DIRECTIONS:
List each line of the data that holds the word "matplotlib".

SOURCE EXCERPT:
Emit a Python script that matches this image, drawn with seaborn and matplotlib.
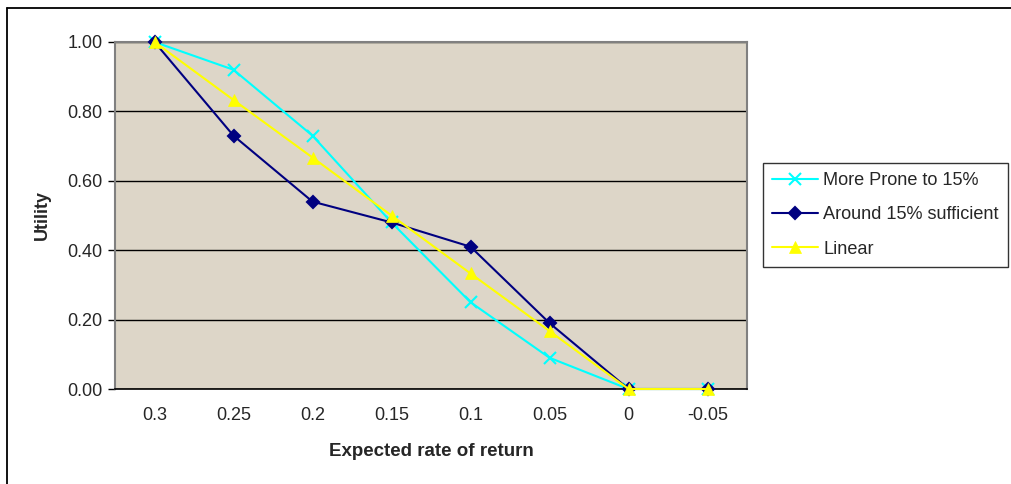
import matplotlib
matplotlib.use("Agg")
import matplotlib.pyplot as plt
import seaborn as sns
import pandas as pd
from matplotlib.lines import Line2D
from matplotlib.ticker import FixedLocator

categories = ["0.3", "0.25", "0.2", "0.15", "0.1", "0.05", "0", "-0.05"]
more_prone = [1.00, 0.92, 0.73, 0.48, 0.25, 0.09, 0.00, 0.00]
around_15 = [1.00, 0.73, 0.54, 0.48, 0.41, 0.19, 0.00, 0.00]
linear = [1.00, 0.833, 0.667, 0.50, 0.333, 0.167, 0.00, 0.00]
series_names = ["More Prone to 15%", "Around 15% sufficient", "Linear"]
y_ticks = [0.0, 0.2, 0.4, 0.6, 0.8, 1.0]

sns.set_style("white")
plt.rcParams["font.family"] = ["Liberation Sans", "DejaVu Sans"]

rows = []
for name, vals in zip(series_names, [more_prone, around_15, linear]):
    for i, (c, v) in enumerate(zip(categories, vals)):
        rows.append({"pos": i, "cat": c, "value": v, "series": name})
df = pd.DataFrame(rows)

fig = plt.figure(figsize=(10.11, 4.84), dpi=100)
# outer chart border: only top and left edges are visible
fig.lines.append(Line2D([7 / 1011, 7 / 1011], [-0.01, 1 - 8 / 484], transform=fig.transFigure,
                        color="black", linewidth=1.3))
fig.lines.append(Line2D([7 / 1011, 1.01], [1 - 8 / 484, 1 - 8 / 484], transform=fig.transFigure,
                        color="black", linewidth=1.3))
ax = fig.add_axes([115 / 1011, 1 - 389 / 484, 632 / 1011, 347 / 484])
ax.set_facecolor("#DDD6C8")

palette = {"More Prone to 15%": "#00FFFF", "Around 15% sufficient": "#000080", "Linear": "#FFFF00"}
markers = {"More Prone to 15%": "x", "Around 15% sufficient": "D", "Linear": "^"}
sizes = {"More Prone to 15%": 8, "Around 15% sufficient": 6, "Linear": 9}

ax.set_axisbelow(True)
ax.yaxis.grid(True, color="black", linewidth=1.0)
ax.xaxis.grid(False)

for name in series_names:
    sub = df[df["series"] == name]
    sns.lineplot(data=sub, x="pos", y="value", ax=ax, color=palette[name],
                 marker=markers[name], markersize=sizes[name],
                 markeredgecolor=palette[name], markeredgewidth=1.5 if name != "Linear" else 0.5,
                 linewidth=1.5, label=name, clip_on=False, zorder=3)

ax.set_xlim(-0.5, len(categories) - 0.5)
ax.set_ylim(0, 1.0)
ax.set_xticks(range(len(categories)))
ax.set_xticklabels(categories, fontsize=13)
ax.xaxis.set_minor_locator(FixedLocator([i + 0.5 for i in range(len(categories))]))
ax.tick_params(axis="x", which="major", length=0, pad=13)
ax.tick_params(axis="x", which="minor", length=5, direction="out", color="black", width=1)
ax.set_yticks(y_ticks)
ax.set_yticklabels([f"{t:.2f}" for t in y_ticks], fontsize=13)
ax.tick_params(axis="y", length=5, direction="out", color="black", width=1, pad=4, left=True)

for s in ["left", "top", "right"]:
    ax.spines[s].set_color("#808080")
    ax.spines[s].set_linewidth(1.5)
ax.spines["bottom"].set_color("black")
ax.spines["bottom"].set_linewidth(1.2)

ax.set_xlabel("Expected rate of return", fontsize=13.5, fontweight="bold", labelpad=14)
ax.set_ylabel("Utility", fontsize=13, fontweight="bold", labelpad=12)

leg = ax.legend(loc="upper left", bbox_to_anchor=(763 / 1011, 1 - 163 / 484),
                bbox_transform=fig.transFigure, frameon=True, fancybox=False,
                edgecolor="black", fontsize=13.1, handlelength=2.5, borderpad=0.5,
                labelspacing=0.95, handletextpad=0.3, borderaxespad=0)
leg.get_frame().set_linewidth(1.0)

fig.savefig("out.png", dpi=100)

EXERCISE SOLUTION:
Emit a Python script that matches this image, drawn with seaborn and matplotlib.
import matplotlib
matplotlib.use("Agg")
import matplotlib.pyplot as plt
from matplotlib.lines import Line2D
from matplotlib.ticker import FixedLocator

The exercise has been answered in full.